- [Data shown]
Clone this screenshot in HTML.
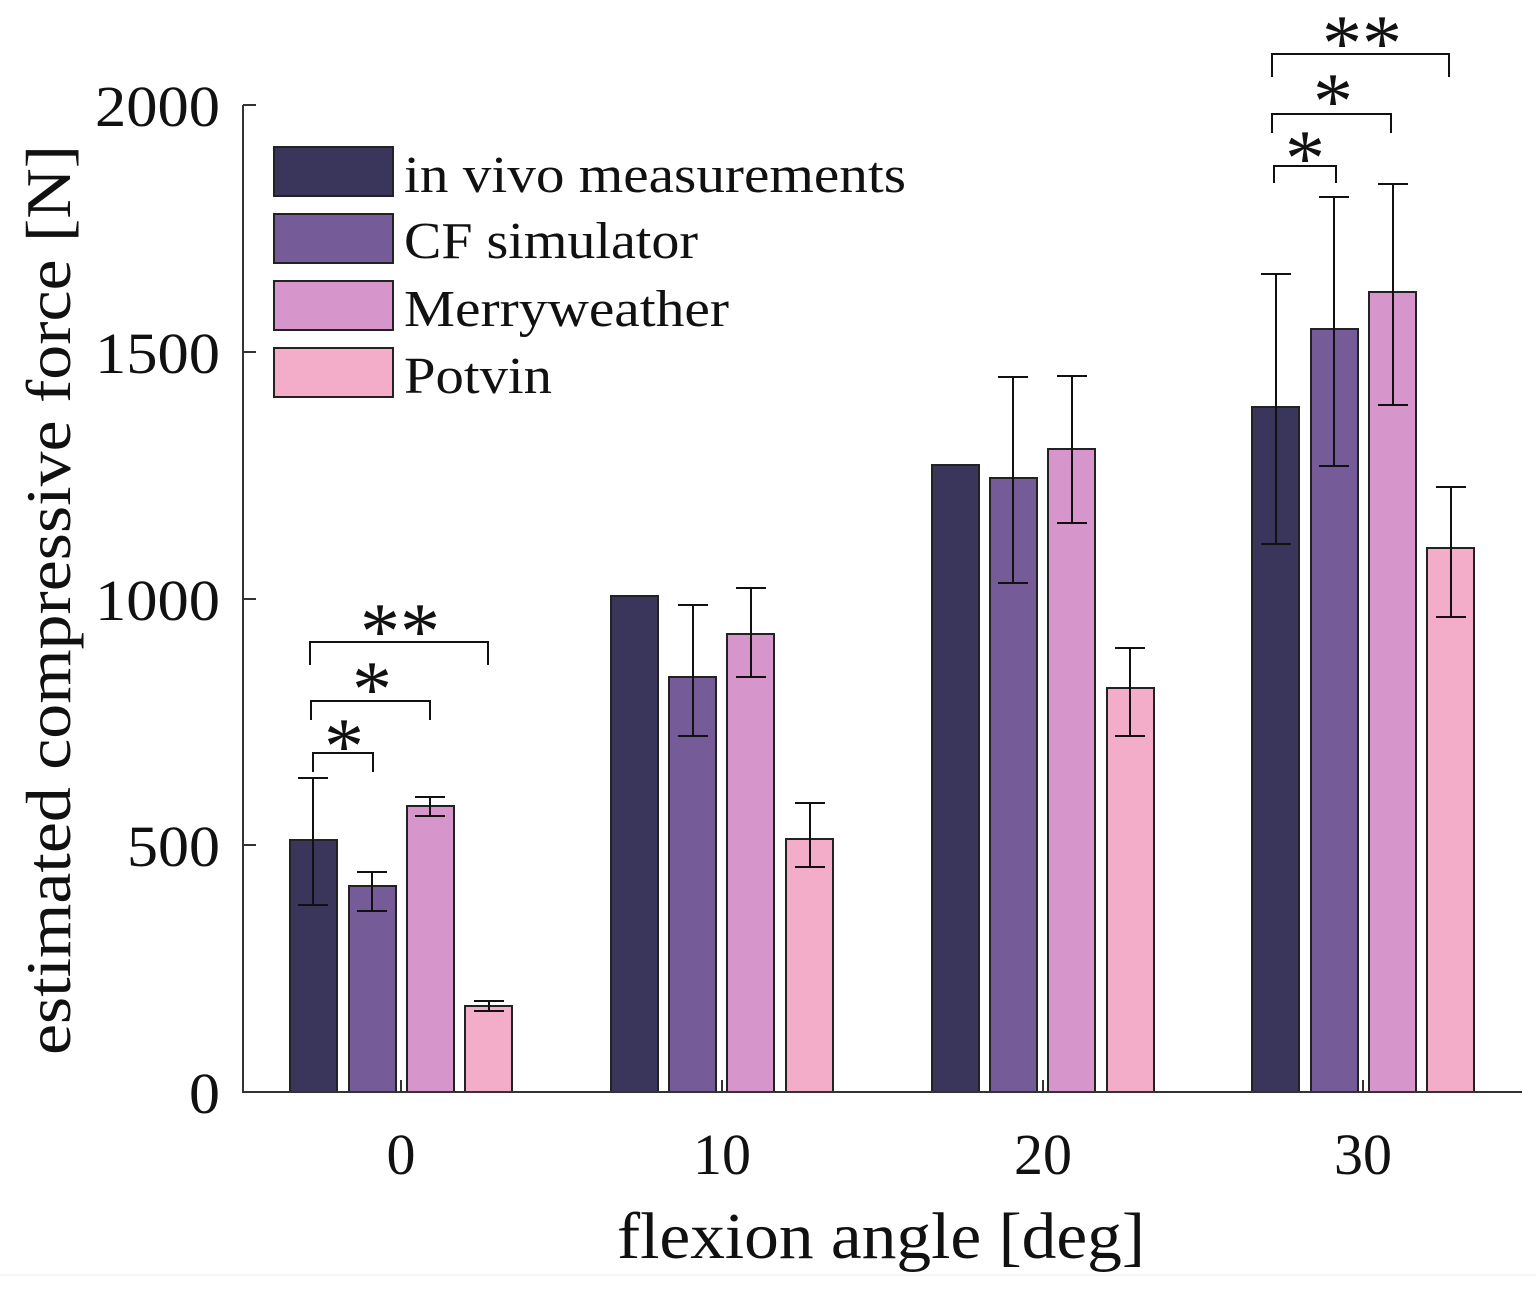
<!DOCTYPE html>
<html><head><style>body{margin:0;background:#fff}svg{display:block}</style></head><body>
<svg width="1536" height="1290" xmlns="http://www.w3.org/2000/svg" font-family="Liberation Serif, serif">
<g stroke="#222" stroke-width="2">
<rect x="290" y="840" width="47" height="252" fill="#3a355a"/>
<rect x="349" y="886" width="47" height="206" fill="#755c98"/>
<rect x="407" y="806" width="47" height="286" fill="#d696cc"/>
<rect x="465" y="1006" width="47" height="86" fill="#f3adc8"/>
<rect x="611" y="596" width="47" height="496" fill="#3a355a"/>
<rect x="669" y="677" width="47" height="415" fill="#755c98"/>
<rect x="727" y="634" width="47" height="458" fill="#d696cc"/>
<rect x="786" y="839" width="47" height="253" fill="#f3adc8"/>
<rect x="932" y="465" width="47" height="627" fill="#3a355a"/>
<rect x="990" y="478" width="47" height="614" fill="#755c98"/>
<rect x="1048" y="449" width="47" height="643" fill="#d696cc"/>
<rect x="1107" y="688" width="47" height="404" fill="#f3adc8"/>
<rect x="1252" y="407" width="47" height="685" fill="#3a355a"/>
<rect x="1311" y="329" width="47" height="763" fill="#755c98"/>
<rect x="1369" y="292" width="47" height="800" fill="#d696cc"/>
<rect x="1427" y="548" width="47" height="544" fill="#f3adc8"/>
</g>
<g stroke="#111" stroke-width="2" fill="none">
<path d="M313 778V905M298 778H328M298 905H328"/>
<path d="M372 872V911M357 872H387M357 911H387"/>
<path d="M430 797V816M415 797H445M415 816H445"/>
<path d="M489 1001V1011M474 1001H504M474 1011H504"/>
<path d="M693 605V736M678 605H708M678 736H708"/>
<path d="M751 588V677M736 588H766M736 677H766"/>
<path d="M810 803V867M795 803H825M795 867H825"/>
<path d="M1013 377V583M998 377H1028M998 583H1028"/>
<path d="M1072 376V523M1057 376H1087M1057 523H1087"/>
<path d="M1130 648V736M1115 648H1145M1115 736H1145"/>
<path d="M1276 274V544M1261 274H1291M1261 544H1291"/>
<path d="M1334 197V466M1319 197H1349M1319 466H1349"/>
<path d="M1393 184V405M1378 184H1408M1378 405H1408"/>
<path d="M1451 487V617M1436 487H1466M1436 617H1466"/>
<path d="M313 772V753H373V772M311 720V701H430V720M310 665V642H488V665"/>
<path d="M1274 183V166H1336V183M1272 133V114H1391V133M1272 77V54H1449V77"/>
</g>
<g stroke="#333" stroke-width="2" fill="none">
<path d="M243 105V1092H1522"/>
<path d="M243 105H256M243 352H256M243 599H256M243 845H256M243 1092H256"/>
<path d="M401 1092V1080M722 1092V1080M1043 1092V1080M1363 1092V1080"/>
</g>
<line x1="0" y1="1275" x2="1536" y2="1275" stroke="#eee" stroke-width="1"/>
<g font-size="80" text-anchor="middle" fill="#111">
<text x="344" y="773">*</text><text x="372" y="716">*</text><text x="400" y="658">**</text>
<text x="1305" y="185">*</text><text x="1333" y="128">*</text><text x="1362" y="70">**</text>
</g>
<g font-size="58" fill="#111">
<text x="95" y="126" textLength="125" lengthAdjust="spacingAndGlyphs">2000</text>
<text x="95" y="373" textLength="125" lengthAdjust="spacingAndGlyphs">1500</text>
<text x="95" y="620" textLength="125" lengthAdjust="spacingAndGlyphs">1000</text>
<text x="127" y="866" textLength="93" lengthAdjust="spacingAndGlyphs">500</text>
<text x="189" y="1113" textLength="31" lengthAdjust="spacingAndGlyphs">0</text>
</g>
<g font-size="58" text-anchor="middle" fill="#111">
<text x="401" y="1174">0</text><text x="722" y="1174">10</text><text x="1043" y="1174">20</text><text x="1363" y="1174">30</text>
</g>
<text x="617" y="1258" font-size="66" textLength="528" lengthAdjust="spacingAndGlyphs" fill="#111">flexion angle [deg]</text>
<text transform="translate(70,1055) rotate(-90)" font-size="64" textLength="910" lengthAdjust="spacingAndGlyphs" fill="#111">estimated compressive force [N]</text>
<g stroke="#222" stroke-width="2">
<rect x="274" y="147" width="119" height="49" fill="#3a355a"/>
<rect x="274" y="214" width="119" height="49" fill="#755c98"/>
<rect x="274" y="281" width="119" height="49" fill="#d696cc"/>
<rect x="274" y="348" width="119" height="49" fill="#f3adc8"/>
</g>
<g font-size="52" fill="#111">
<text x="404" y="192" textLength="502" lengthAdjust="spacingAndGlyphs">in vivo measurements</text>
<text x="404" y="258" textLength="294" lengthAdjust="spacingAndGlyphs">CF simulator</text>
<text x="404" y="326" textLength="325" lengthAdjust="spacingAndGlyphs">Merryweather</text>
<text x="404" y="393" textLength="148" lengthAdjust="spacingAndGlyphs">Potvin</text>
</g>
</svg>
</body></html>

- [Set problem]
Give an exact reproduction of every line, leaving out any picture.

- [Task solution]
Clone this screenshot in HTML.
<!DOCTYPE html>
<html><head><style>body{margin:0;background:#fff}svg{display:block}</style></head><body>
<svg width="1536" height="1290" xmlns="http://www.w3.org/2000/svg" font-family="Liberation Serif, serif">
<g stroke="#222" stroke-width="2">
<rect x="290" y="840" width="47" height="252" fill="#3a355a"/>
<rect x="349" y="886" width="47" height="206" fill="#755c98"/>
<rect x="407" y="806" width="47" height="286" fill="#d696cc"/>
<rect x="465" y="1006" width="47" height="86" fill="#f3adc8"/>
<rect x="611" y="596" width="47" height="496" fill="#3a355a"/>
<rect x="669" y="677" width="47" height="415" fill="#755c98"/>
<rect x="727" y="634" width="47" height="458" fill="#d696cc"/>
<rect x="786" y="839" width="47" height="253" fill="#f3adc8"/>
<rect x="932" y="465" width="47" height="627" fill="#3a355a"/>
<rect x="990" y="478" width="47" height="614" fill="#755c98"/>
<rect x="1048" y="449" width="47" height="643" fill="#d696cc"/>
<rect x="1107" y="688" width="47" height="404" fill="#f3adc8"/>
<rect x="1252" y="407" width="47" height="685" fill="#3a355a"/>
<rect x="1311" y="329" width="47" height="763" fill="#755c98"/>
<rect x="1369" y="292" width="47" height="800" fill="#d696cc"/>
<rect x="1427" y="548" width="47" height="544" fill="#f3adc8"/>
</g>
<g stroke="#111" stroke-width="2" fill="none">
<path d="M313 778V905M298 778H328M298 905H328"/>
<path d="M372 872V911M357 872H387M357 911H387"/>
<path d="M430 797V816M415 797H445M415 816H445"/>
<path d="M489 1001V1011M474 1001H504M474 1011H504"/>
<path d="M693 605V736M678 605H708M678 736H708"/>
<path d="M751 588V677M736 588H766M736 677H766"/>
<path d="M810 803V867M795 803H825M795 867H825"/>
<path d="M1013 377V583M998 377H1028M998 583H1028"/>
<path d="M1072 376V523M1057 376H1087M1057 523H1087"/>
<path d="M1130 648V736M1115 648H1145M1115 736H1145"/>
<path d="M1276 274V544M1261 274H1291M1261 544H1291"/>
<path d="M1334 197V466M1319 197H1349M1319 466H1349"/>
<path d="M1393 184V405M1378 184H1408M1378 405H1408"/>
<path d="M1451 487V617M1436 487H1466M1436 617H1466"/>
<path d="M313 772V753H373V772M311 720V701H430V720M310 665V642H488V665"/>
<path d="M1274 183V166H1336V183M1272 133V114H1391V133M1272 77V54H1449V77"/>
</g>
<g stroke="#333" stroke-width="2" fill="none">
<path d="M243 105V1092H1522"/>
<path d="M243 105H256M243 352H256M243 599H256M243 845H256M243 1092H256"/>
<path d="M401 1092V1080M722 1092V1080M1043 1092V1080M1363 1092V1080"/>
</g>
<line x1="0" y1="1275" x2="1536" y2="1275" stroke="#eee" stroke-width="1"/>
<g font-size="80" text-anchor="middle" fill="#111">
<text x="344" y="773">*</text><text x="372" y="716">*</text><text x="400" y="658">**</text>
<text x="1305" y="185">*</text><text x="1333" y="128">*</text><text x="1362" y="70">**</text>
</g>
<g font-size="58" fill="#111">
<text x="95" y="126" textLength="125" lengthAdjust="spacingAndGlyphs">2000</text>
<text x="95" y="373" textLength="125" lengthAdjust="spacingAndGlyphs">1500</text>
<text x="95" y="620" textLength="125" lengthAdjust="spacingAndGlyphs">1000</text>
<text x="127" y="866" textLength="93" lengthAdjust="spacingAndGlyphs">500</text>
<text x="189" y="1113" textLength="31" lengthAdjust="spacingAndGlyphs">0</text>
</g>
<g font-size="58" text-anchor="middle" fill="#111">
<text x="401" y="1174">0</text><text x="722" y="1174">10</text><text x="1043" y="1174">20</text><text x="1363" y="1174">30</text>
</g>
<text x="617" y="1258" font-size="66" textLength="528" lengthAdjust="spacingAndGlyphs" fill="#111">flexion angle [deg]</text>
<text transform="translate(70,1055) rotate(-90)" font-size="64" textLength="910" lengthAdjust="spacingAndGlyphs" fill="#111">estimated compressive force [N]</text>
<g stroke="#222" stroke-width="2">
<rect x="274" y="147" width="119" height="49" fill="#3a355a"/>
<rect x="274" y="214" width="119" height="49" fill="#755c98"/>
<rect x="274" y="281" width="119" height="49" fill="#d696cc"/>
<rect x="274" y="348" width="119" height="49" fill="#f3adc8"/>
</g>
<g font-size="52" fill="#111">
<text x="404" y="192" textLength="502" lengthAdjust="spacingAndGlyphs">in vivo measurements</text>
<text x="404" y="258" textLength="294" lengthAdjust="spacingAndGlyphs">CF simulator</text>
<text x="404" y="326" textLength="325" lengthAdjust="spacingAndGlyphs">Merryweather</text>
<text x="404" y="393" textLength="148" lengthAdjust="spacingAndGlyphs">Potvin</text>
</g>
</svg>
</body></html>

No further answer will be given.